05/11/2009 05:12 am ET Updated May 25, 2011

Newspaper Boy: Announcing Ross Douthat Watch

In a week or so, the Atlantic magazine wunderkind, the 29-year-old conservative blogger Ross Douthat will start his career as a regular columnist for the New York Times. The announcement of his appointment caused a flurry in the blogosphere. Conservatives generally praised the selection; some liberal writers did, too. Other liberals were pretty critical, both of Douthat and of their liberal colleagues for lauding what they called a very bad choice.

For or against, it is clear that Douthat's opinions in the newspaper of record are going to matter in interesting ways. Douthat is not the usual apparatchik, like Bill Kristol, simply phoning in the latest Republican talking points. He has a distinctive point of view -- that the Republican Party should reconstruct itself as the party of the white working class through restoring traditional sexual mores -- and a set of rhetorical techniques designed to make his message sound palatable even to the Times' generally liberal readership.

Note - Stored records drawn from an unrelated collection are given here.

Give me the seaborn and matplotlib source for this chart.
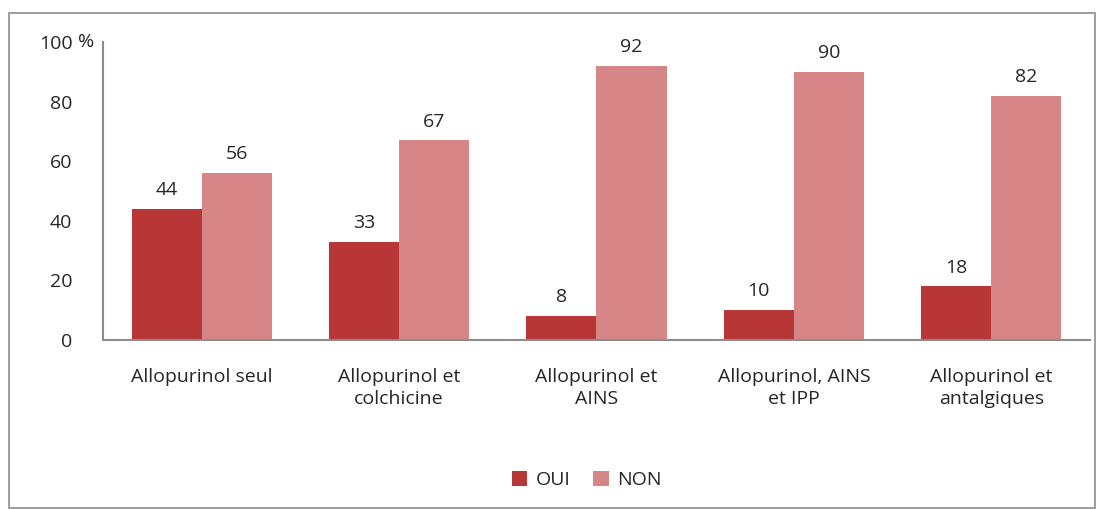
import pandas as pd
import matplotlib
matplotlib.use("Agg")
import matplotlib.pyplot as plt
import seaborn as sns
from matplotlib.patches import Rectangle

categories = ["Allopurinol seul", "Allopurinol et\ncolchicine", "Allopurinol et\nAINS",
              "Allopurinol, AINS\net IPP", "Allopurinol et\nantalgiques"]
oui = [44, 33, 8, 10, 18]
non = [56, 67, 92, 90, 82]
yticks = [0, 20, 40, 60, 80, 100]

df = pd.DataFrame({
    "cat": categories * 2,
    "val": oui + non,
    "grp": ["OUI"] * len(oui) + ["NON"] * len(non),
})

sns.set_style("white")
plt.rcParams["font.family"] = ["Open Sans", "DejaVu Sans"]
fs = 14

fig = plt.figure(figsize=(11.04, 5.09), dpi=100)
ax = fig.add_axes([0.0933, 0.332, 0.894, 0.5855])

sns.barplot(data=df, x="cat", y="val", hue="grp", width=0.71, saturation=1,
            palette={"OUI": "#B83636", "NON": "#D68686"},
            edgecolor="none", ax=ax)

for cont in ax.containers:
    ax.bar_label(cont, padding=7, fontsize=fs)

ax.set_ylim(0, 100)
ax.set_yticks(yticks)
ax.set_yticklabels([str(t) for t in yticks], fontsize=fs)
ax.tick_params(axis="y", length=0, pad=22)
ax.tick_params(axis="x", length=0, pad=20, labelsize=fs)
for lbl in ax.get_xticklabels():
    lbl.set_linespacing(1.3)
ax.set_xlabel("")
ax.set_ylabel("")
ax.set_xlim(-0.5, 4.5)
for s in ["top", "right"]:
    ax.spines[s].set_visible(False)
for s in ["left", "bottom"]:
    ax.spines[s].set_color("#8C8C8C")
    ax.spines[s].set_linewidth(1.5)

fig.text(0.071, 0.9175, "%", fontsize=fs, ha="left", va="center")

leg = ax.legend(loc="center", bbox_to_anchor=(0.49, -0.47), ncol=2, frameon=False,
                fontsize=fs, handlelength=0.8, handleheight=0.8, handletextpad=0.4,
                columnspacing=1.2)

fig.patches.append(Rectangle((9 / 1104, 0.002), 1086 / 1104, 1 - 13 / 509 - 0.002,
                             transform=fig.transFigure, fill=False,
                             edgecolor="#8C8C8C", linewidth=1.2))

fig.savefig("out.png", dpi=100)
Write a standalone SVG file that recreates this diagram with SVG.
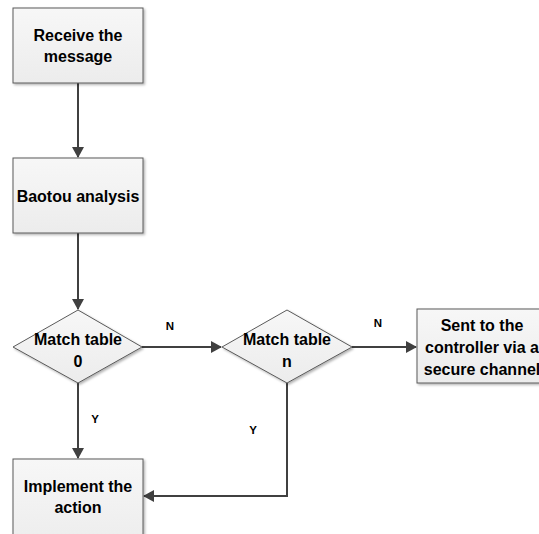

Although no newspaper is in a position to guarantee a year's tenure, let alone life tenure, since he's not yet thirty, Douthat may be pulling the discourse rightward from his high perch for a very long time. The Chief Justice John Roberts of punditry.

Accordingly, starting today, the Huffington Post will carry "Ross Douthat Watch," a feature dedicated to analyzing Douthat's columns and alerting the Post's readership to the meaning and effect of his opinions and proposals for the future of the society.

Douthat Watch 1

Who Is Ross Douthat And What Is He Doing In The Most Expensive Meme Estate In America?

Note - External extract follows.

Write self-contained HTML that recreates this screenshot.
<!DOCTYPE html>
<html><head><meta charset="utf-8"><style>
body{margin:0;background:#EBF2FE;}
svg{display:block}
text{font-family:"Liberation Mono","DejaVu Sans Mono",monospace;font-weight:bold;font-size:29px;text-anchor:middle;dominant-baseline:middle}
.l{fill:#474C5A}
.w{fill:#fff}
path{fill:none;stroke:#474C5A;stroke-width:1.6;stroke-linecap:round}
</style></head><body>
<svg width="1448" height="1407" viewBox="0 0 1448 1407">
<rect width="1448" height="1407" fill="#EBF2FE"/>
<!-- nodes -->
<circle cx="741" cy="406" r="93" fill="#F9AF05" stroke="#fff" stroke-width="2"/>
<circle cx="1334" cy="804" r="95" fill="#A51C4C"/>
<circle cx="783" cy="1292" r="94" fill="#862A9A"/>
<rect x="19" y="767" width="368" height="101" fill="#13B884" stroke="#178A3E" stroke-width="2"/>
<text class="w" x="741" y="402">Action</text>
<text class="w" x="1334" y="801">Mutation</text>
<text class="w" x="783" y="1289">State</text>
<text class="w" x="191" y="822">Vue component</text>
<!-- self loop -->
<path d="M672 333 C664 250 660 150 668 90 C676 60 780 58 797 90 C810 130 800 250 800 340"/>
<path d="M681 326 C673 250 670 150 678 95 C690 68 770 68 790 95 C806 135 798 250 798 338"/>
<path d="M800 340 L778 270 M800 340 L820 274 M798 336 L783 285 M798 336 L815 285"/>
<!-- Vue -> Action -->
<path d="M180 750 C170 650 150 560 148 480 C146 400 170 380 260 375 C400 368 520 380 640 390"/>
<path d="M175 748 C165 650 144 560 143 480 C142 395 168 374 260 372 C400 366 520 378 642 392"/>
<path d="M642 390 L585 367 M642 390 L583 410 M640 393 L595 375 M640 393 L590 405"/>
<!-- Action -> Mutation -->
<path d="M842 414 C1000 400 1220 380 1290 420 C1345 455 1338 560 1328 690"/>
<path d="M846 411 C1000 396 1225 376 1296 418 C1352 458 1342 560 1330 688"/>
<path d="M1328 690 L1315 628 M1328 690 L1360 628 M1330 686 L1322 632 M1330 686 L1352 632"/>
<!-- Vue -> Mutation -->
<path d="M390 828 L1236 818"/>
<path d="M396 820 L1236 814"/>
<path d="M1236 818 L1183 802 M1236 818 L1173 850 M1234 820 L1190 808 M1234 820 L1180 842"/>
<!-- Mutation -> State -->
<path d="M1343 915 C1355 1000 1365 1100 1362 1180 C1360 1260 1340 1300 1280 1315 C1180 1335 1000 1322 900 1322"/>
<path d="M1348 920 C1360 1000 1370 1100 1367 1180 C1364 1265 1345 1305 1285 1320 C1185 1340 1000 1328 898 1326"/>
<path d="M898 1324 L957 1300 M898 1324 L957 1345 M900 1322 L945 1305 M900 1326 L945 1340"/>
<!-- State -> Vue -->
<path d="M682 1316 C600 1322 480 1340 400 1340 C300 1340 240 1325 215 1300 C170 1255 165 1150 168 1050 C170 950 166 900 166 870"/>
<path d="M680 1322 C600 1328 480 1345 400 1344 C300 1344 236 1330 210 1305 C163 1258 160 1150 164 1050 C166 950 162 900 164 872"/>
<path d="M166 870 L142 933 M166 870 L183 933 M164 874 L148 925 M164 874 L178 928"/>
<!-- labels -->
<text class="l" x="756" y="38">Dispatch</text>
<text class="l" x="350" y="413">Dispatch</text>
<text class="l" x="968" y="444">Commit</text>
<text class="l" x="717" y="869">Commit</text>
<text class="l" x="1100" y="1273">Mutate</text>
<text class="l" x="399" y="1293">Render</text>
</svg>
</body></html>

Douthat came from New Haven, Connecticut, son of a very successful plaintiff's trial lawyer and a mostly stay-at-home mom. At seventeen, his entire family converted to Roman Catholicism. He describes his other conversion -- to conservatism -- initially as a youthful rebellion. After attending private high school, he went to Harvard, where he ran the conservative paper and wrote a conservative column for the Crimson, which activities catapulted him into an internship at the Atlantic.

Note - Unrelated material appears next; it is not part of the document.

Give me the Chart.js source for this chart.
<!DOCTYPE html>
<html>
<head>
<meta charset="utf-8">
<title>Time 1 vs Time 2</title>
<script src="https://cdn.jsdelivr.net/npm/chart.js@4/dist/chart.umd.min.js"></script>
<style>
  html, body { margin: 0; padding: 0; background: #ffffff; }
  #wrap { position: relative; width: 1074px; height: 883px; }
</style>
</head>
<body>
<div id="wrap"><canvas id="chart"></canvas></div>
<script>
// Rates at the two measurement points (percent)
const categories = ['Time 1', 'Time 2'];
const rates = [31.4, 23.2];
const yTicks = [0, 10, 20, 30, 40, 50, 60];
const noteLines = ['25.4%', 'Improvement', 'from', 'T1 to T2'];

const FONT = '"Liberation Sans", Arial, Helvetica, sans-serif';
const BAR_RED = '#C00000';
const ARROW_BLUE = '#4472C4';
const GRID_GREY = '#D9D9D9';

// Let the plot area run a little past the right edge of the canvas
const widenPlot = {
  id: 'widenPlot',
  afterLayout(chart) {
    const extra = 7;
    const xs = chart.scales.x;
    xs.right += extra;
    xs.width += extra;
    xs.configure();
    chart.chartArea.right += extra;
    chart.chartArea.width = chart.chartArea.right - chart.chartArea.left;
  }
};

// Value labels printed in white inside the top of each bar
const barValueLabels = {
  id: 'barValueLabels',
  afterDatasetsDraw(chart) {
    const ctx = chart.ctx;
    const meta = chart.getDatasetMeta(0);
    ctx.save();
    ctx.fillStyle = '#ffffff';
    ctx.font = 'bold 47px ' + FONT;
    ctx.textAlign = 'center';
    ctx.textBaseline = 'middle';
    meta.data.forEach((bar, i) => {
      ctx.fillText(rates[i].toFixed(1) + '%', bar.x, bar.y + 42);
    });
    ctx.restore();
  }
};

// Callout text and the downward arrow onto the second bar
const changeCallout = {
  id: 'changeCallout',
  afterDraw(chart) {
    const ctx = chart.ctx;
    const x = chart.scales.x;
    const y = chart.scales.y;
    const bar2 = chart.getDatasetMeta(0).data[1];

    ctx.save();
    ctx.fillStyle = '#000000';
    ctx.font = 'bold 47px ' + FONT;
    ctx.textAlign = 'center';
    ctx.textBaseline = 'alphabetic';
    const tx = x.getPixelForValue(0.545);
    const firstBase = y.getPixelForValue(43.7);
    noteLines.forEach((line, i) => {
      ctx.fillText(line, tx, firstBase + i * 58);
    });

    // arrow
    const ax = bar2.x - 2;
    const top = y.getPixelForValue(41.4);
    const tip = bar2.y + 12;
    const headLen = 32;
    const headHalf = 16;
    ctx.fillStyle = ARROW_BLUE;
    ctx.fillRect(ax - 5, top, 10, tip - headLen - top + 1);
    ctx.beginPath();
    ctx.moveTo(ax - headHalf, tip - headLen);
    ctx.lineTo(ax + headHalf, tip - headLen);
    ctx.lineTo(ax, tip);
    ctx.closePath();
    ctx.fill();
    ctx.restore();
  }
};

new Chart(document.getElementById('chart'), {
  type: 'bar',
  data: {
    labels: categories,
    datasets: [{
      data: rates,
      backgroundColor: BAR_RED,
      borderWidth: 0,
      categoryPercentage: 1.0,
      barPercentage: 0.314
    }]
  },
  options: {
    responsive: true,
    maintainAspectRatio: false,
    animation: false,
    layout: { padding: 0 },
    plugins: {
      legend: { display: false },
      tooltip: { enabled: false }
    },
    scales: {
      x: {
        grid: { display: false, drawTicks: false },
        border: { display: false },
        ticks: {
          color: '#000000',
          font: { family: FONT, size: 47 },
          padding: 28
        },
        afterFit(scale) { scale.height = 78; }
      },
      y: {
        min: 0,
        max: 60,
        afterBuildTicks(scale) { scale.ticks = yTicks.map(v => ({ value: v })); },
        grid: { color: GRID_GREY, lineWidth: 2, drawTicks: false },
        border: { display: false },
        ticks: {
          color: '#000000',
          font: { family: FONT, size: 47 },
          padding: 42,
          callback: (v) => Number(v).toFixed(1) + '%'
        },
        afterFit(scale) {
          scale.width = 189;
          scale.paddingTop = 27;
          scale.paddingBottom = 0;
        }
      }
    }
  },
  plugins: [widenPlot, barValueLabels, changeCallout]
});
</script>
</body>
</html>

His first book, Privilege: Harvard and the Education of the Ruling Class (2005), decried the elitism, wealth and resume obsession of the other students at his elite college. In an interview in the New York Observer, he reported that he had been concerned about becoming a writer decrying obsession with wealth and status at Harvard, because he is obsessed with wealth and status, as Harvard defines it:

"You know that your peers who go off and do consulting or Web design-or back then it was Silicon Valley-are going to be making, for the foreseeable future, twice as much money as you are, and living lifestyles twice as affluent as you are. . . But there are professions that are very respectable if you're a kid at Harvard, and writing is clearly one of them-because even though it doesn't have the financial rewards of some of the others, it does have the recognition and fame aspect."

After several years of blogging and writing at the Atlantic, Douthat co-wrote (with Reihan Salam) Grand New Party (2008), an extended argument for realigning the Republican Party: "How the Republicans Can Win the Working Class and Save the American Dream." As fellow Times columnist David Brooks put it, "Douthat and Salam argue that the Republicans rode to the majority because of support from the Reagan Democrats, and if the party has a future, it will be because it understands the dreams and tribulations of working-class Americans."

Although GNP eschews any specific racial references, Reagan Democrats were, overwhelmingly, both white and male. GNP does not recommend the usual working class bromides of progressive income taxation, union organization or universal health care. The primary organizing theory of GNP is that the working class fell because of the decline of the stable, heterosexual nuclear family. The policy proposals in GNP are mostly directed to promoting [heterosexual] marriage and encouraging the heterosexual married to have children and then for a parent (in social context, mothers) to stay home with them.

During his years blogging around, Douthat published a range of opinions, including opposition to the candidacy of Barack Obama, women"s abortion rights, stem-cell research, and artificial birth control, as well as support for the candidacy of Sarah Palin, the 42nd President of the United States being "mobbed up," and the dominance of one religious viewpoint for social peace.